Certains parlent d’amateurisme. Êtes-vous de cet avis ?
La majorité a le niveau. Bien sûr, il y a certains qui ne respectent pas le code d’éthique et les dispositions légales. De là à dire que c’est de l’amateurisme, c’est un peu exagéré. Il faut, cependant, recadrer les avocats. Le Bar Council, tout comme la Cour suprême, doit être vigilant, voire plus strict face à la dérive de certains. 

Pensez-vous qu’il faut établir un seuil pour les honoraires d’avocats ?
C’est quelque chose de délicat. Selon le code d’éthique, un avocat doit réclamer des honoraires qui sont appropriés. Il faut peut-être mettre sur pied un comité avec des juges à la retraite, des avocats et avoués, et les associations de consommateurs pour se pencher sur la question. La profession légale reste, avant tout, un service offert et repose sur la justice.

Cela ne signifie pas qu’on ne doit pas contrôler les honoraires. Il faut peut-être des paramètres larges pour les honoraires, en fonction de l’expérience et de la spécialisation de chacun.

Il faut qu’il y ait un champ de manœuvre. Je ne suis pas pour une somme fixe. Et vu la recrudescence des cas de drogue, des white collar crimes et du blanchiment d’argent, les avocats doivent s’assurer que cet argent ne provienne pas de ces réseaux, avant d’accepter des paiements. Il y a aussi des amendements à apporter. Par exemple, imposer des restrictions. Un avocat ne doit pas profiter de l’aubaine et réclamer des sommes disproportionnées, si son client trempe dans ce genre de magouille.

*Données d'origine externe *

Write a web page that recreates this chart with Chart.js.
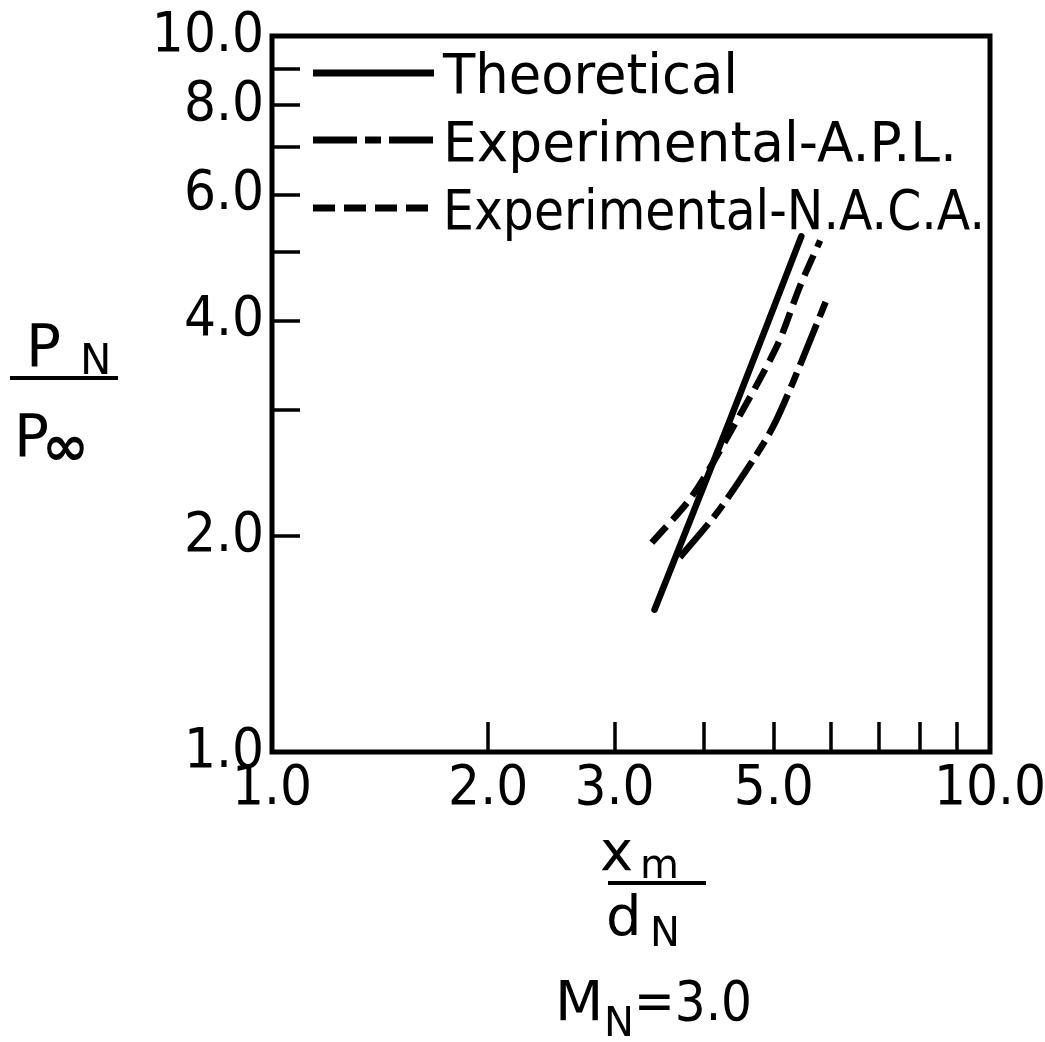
<!DOCTYPE html>
<html>
<head>
<meta charset="utf-8">
<script src="https://cdn.jsdelivr.net/npm/chart.js"></script>
<style>
  html, body { margin: 0; padding: 0; background: #fff; }
  #wrap { width: 1045px; height: 1042px; position: relative; }
</style>
</head>
<body>
<div id="wrap"><canvas id="nozzleChart"></canvas></div>
<script>
// Data (log-log axes)
const theoX = [3.41, 4.35, 5.46];
const theoY = [1.58, 2.92, 5.25];

const aplX = [3.70, 4.17, 4.68, 4.99, 5.32, 5.93];
const aplY = [1.87, 2.16, 2.56, 2.85, 3.29, 4.30];

const nacaX = [3.38, 3.85, 4.35, 5.05, 5.44, 5.80];
const nacaY = [1.96, 2.28, 2.80, 3.69, 4.48, 5.18];

const xTickVals = [1, 2, 3, 4, 5, 6, 7, 8, 9, 10];
const xTickLabels = { 1: '1.0', 2: '2.0', 3: '3.0', 5: '5.0', 10: '10.0' };
const yTickVals = [1, 2, 3, 4, 5, 6, 7, 8, 9, 10];
const yTickLabels = { 1: '1.0', 2: '2.0', 4: '4.0', 6: '6.0', 8: '8.0', 10: '10.0' };

const seriesNames = ['Theoretical', 'Experimental-A.P.L.', 'Experimental-N.A.C.A.'];

const FONT = 'DejaVu Sans';
const TICK_FONT = '"DejaVu Sans Condensed", "DejaVu Sans"';
const LINE_W = 6.5;
const DASH_APL = [44, 8, 16, 8];
const DASH_NACA = [22, 9];

function toPoints(xs, ys) {
    return xs.map((x, i) => ({ x: x, y: ys[i] }));
}

// Box, inward ticks, legend and axis titles
const decorPlugin = {
    id: 'decor',
    afterDraw(chart) {
        const ctx = chart.ctx;
        const a = chart.chartArea;
        const xs = chart.scales.x;
        const ys = chart.scales.y;
        ctx.save();
        ctx.strokeStyle = '#000';
        ctx.fillStyle = '#000';

        // frame
        ctx.lineWidth = 5;
        ctx.strokeRect(a.left, a.top, a.right - a.left, a.bottom - a.top);

        // inward ticks
        ctx.lineWidth = 3.5;
        ctx.beginPath();
        yTickVals.slice(1, -1).forEach(v => {
            const py = Math.round(ys.getPixelForValue(v));
            ctx.moveTo(a.left, py);
            ctx.lineTo(a.left + 28, py);
        });
        xTickVals.slice(1, -1).forEach(v => {
            const px = Math.round(xs.getPixelForValue(v));
            ctx.moveTo(px, a.bottom);
            ctx.lineTo(px, a.bottom - 30);
        });
        ctx.stroke();

        // legend
        const legendRows = [
            { y: 73, dash: [], text: seriesNames[0], w: 295, base: 93 },
            { y: 140, dash: DASH_APL, text: seriesNames[1], w: 514, base: 161 },
            { y: 208, dash: DASH_NACA, text: seriesNames[2], w: 542, base: 229 }
        ];
        ctx.lineWidth = 7;
        ctx.textAlign = 'left';
        ctx.textBaseline = 'alphabetic';
        ctx.font = '56px "' + FONT + '"';
        legendRows.forEach(r => {
            ctx.setLineDash(r.dash);
            ctx.beginPath();
            ctx.moveTo(313, r.y);
            ctx.lineTo(434, r.y);
            ctx.stroke();
            ctx.setLineDash([]);
            ctx.fillText(r.text, 443, r.base, r.w);
        });

        // y axis title  P_N / P_inf
        ctx.font = '58px "' + FONT + '"';
        ctx.fillText('P', 26, 366);
        ctx.fillText('P', 14, 456);
        ctx.font = '42px "' + FONT + '"';
        ctx.fillText('N', 80, 374);
        ctx.font = 'bold 56px "' + FONT + '"';
        ctx.fillText('\u221E', 42, 465, 50);
        ctx.lineWidth = 4;
        ctx.beginPath();
        ctx.moveTo(10, 378);
        ctx.lineTo(118, 378);
        ctx.stroke();

        // x axis title  x_m / d_N
        ctx.font = '56px "' + FONT + '"';
        ctx.fillText('x', 600, 870);
        ctx.fillText('d', 606, 935);
        ctx.font = '40px "' + FONT + '"';
        ctx.fillText('m', 640, 878);
        ctx.fillText('N', 650, 946);
        ctx.beginPath();
        ctx.moveTo(608, 883);
        ctx.lineTo(706, 883);
        ctx.stroke();

        // M_N = 3.0
        ctx.font = '56px "' + FONT + '"';
        ctx.fillText('M', 555, 1020);
        ctx.fillText('=3.0', 634, 1020, 118);
        ctx.font = '40px "' + FONT + '"';
        ctx.fillText('N', 604, 1036);

        ctx.restore();
    }
};

const lineStyle = {
    borderColor: '#000',
    borderWidth: LINE_W,
    pointRadius: 0,
    fill: false,
    tension: 0.3,
    borderCapStyle: 'butt'
};

new Chart(document.getElementById('nozzleChart'), {
    type: 'line',
    data: {
        datasets: [
            Object.assign({ label: seriesNames[0], data: toPoints(theoX, theoY), borderDash: [] }, lineStyle, { borderCapStyle: 'round' }),
            Object.assign({ label: seriesNames[1], data: toPoints(aplX, aplY), borderDash: DASH_APL }, lineStyle),
            Object.assign({ label: seriesNames[2], data: toPoints(nacaX, nacaY), borderDash: DASH_NACA }, lineStyle)
        ]
    },
    options: {
        responsive: true,
        maintainAspectRatio: false,
        animation: false,
        layout: { padding: { top: 36, right: 55, left: 0, bottom: 0 } },
        plugins: {
            legend: { display: false },
            tooltip: { enabled: false }
        },
        scales: {
            x: {
                type: 'logarithmic',
                min: 1,
                max: 10,
                grid: { display: false, drawTicks: false },
                border: { display: false },
                afterBuildTicks: s => { s.ticks = xTickVals.map(v => ({ value: v })); },
                afterFit: s => { s.height = 290; s.paddingLeft = 0; s.paddingRight = 0; },
                ticks: {
                    autoSkip: false,
                    maxRotation: 0,
                    padding: 4,
                    color: '#000',
                    font: { family: TICK_FONT, size: 56 },
                    callback: v => xTickLabels[v] || ''
                }
            },
            y: {
                type: 'logarithmic',
                min: 1,
                max: 10,
                grid: { display: false, drawTicks: false },
                border: { display: false },
                afterBuildTicks: s => { s.ticks = yTickVals.map(v => ({ value: v })); },
                afterFit: s => { s.width = 272; s.paddingTop = 0; s.paddingBottom = 0; },
                ticks: {
                    autoSkip: false,
                    padding: 8,
                    color: '#000',
                    font: { family: TICK_FONT, size: 56 },
                    callback: v => yTickLabels[v] || ''
                }
            }
        }
    },
    plugins: [decorPlugin]
});
</script>
</body>
</html>
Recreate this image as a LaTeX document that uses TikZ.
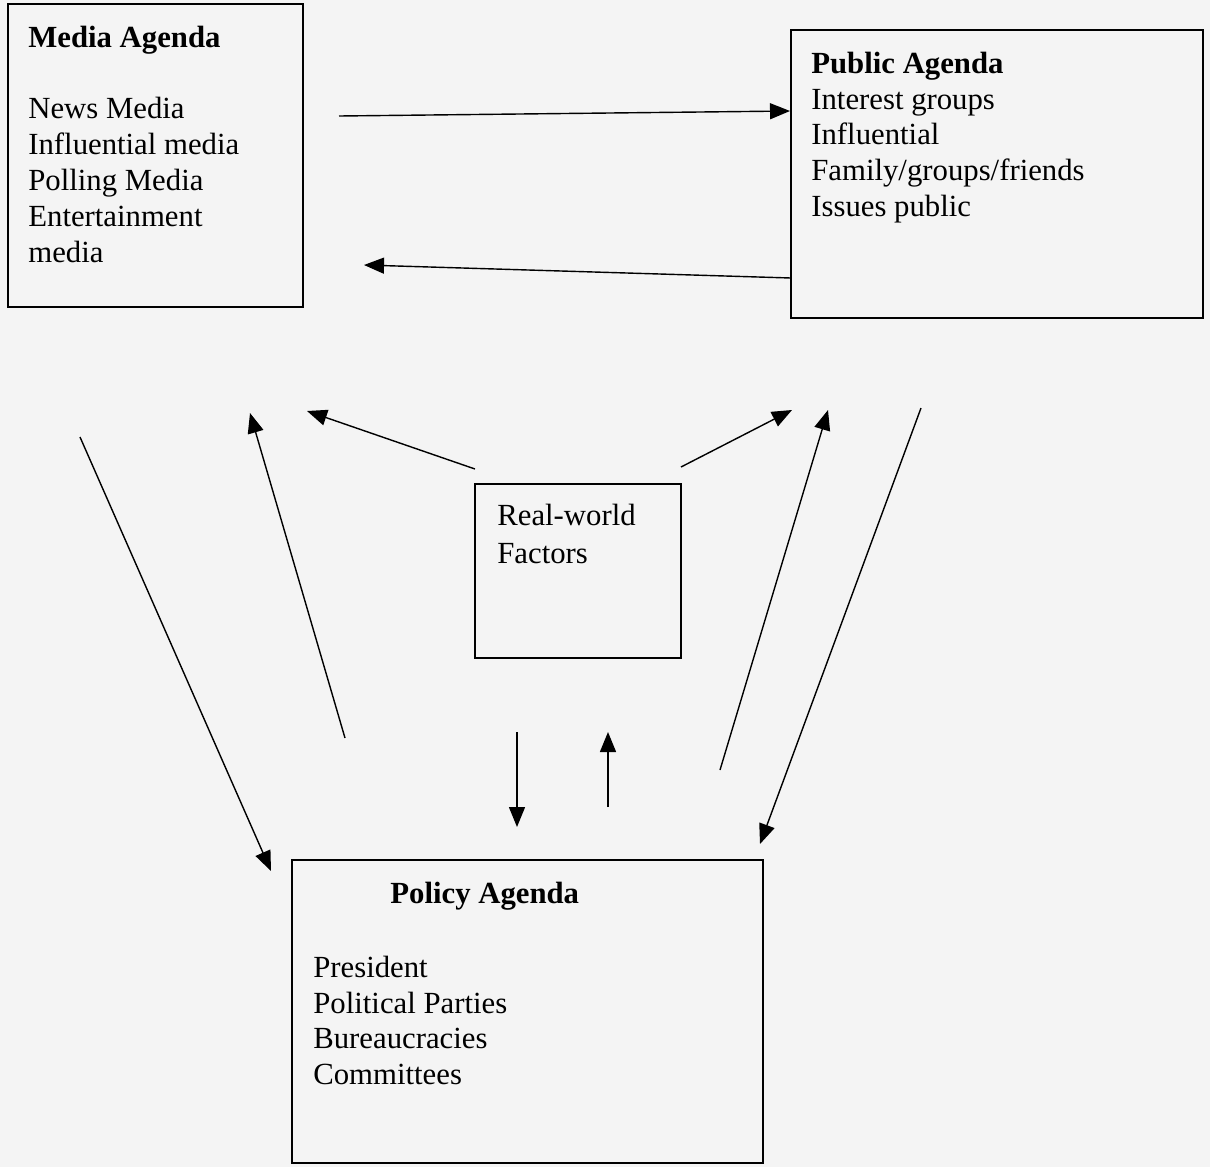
\documentclass[tikz,border=0pt]{standalone}
\usepackage{fontspec}
\setmainfont{Liberation Serif}
\usetikzlibrary{arrows.meta}
\begin{document}
\begin{tikzpicture}[
    x=0.02cm, y=-0.02cm,
    box/.style={draw, line width=1.1pt, inner sep=0pt},
    txt/.style={anchor=north west, align=left, inner sep=0pt,
        font=\fontsize{17.5}{20.4}\selectfont},
    link/.style={line width=0.8pt, -{Triangle[length=0.4cm,width=0.32cm]}}
]
\fill[gray!9] (0,0) rectangle (1210,1167);
\useasboundingbox (0,0) rectangle (1210,1167);
% boxes
\node[box, minimum width=5.9cm, minimum height=6.06cm] (media) at (155.5,155.5) {};
\node[box, minimum width=8.24cm, minimum height=5.76cm] (public) at (997,174) {};
\node[box, minimum width=4.12cm, minimum height=3.48cm] (real) at (578,571) {};
\node[box, minimum width=9.42cm, minimum height=6.06cm] (policy) at (527.5,1011.5) {};
% texts (a strut starts each one, so the top lies one strut above the first baseline)
\node[txt] (mediatxt) at (28,21.8) {\strut\textbf{Media Agenda}\\[20.4pt]
    News Media\\ Influential media\\ Polling Media\\ Entertainment\\ media};
\node[txt] (publictxt) at (811,47.8) {\strut\textbf{Public Agenda}\\ Interest groups\\
    Influential\\ Family/groups/friends\\ Issues public};
\node[txt] (realtxt) at (497,499.8) {\strut Real-world\\[1.5pt] Factors};
\node[txt] (policyhead) at (390,877.8) {\strut\textbf{Policy Agenda}};
\node[txt] (policytxt) at (313,951.8) {\strut President\\ Political Parties\\
    Bureaucracies\\ Committees};
% connector ends
\coordinate (tA) at (339,116); \coordinate (hA) at (790,111);
\coordinate (tB) at (791,278); \coordinate (hB) at (364,265);
\coordinate (tC) at (475,469); \coordinate (hC) at (307,411);
\coordinate (tD) at (681,467); \coordinate (hD) at (792,410);
\coordinate (tE) at (345,738); \coordinate (hE) at (250,413);
\coordinate (tF) at (80,437);  \coordinate (hF) at (271,871);
\coordinate (tG) at (517,732); \coordinate (hG) at (517,827);
\coordinate (tH) at (608,807); \coordinate (hH) at (608,732);
\coordinate (tI) at (720,770); \coordinate (hI) at (828,410);
\coordinate (tJ) at (921,408); \coordinate (hJ) at (760,844);
% connectors
\foreach \a in {A,B,C,D,E,F,G,H,I,J}
    \draw[link] (t\a) -- (h\a);
\end{tikzpicture}
\end{document}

Il y a un grand nombre d’avocats pour un petit pays comme Maurice. Est-ce que cela n’incite pas les hommes de loi à faire des choses peu louables pour se démarquer ?
Nous sommes dans une profession libérale. Les corps paraétatiques, le gouvernement et les sociétés privées auraient dû recruter plus d’avocats et de juristes. Le Law Practitioner Act de 1984 et la commission présidée par l’ex-juge Lallah préconisent une série de mesures d’accompagnement. Hélas, rien n’a été implémenté. C’est malheureux que certains essayent de bloquer les gens de bonnes universités, qui ne peuvent ainsi avoir accès à la pratique. Le marché doit choisir les avocats qui ont un certain niveau. Dès le départ, il faut faire attention à ceux qui sortent des universités obscures et mal cotées dans leurs pays d’origine.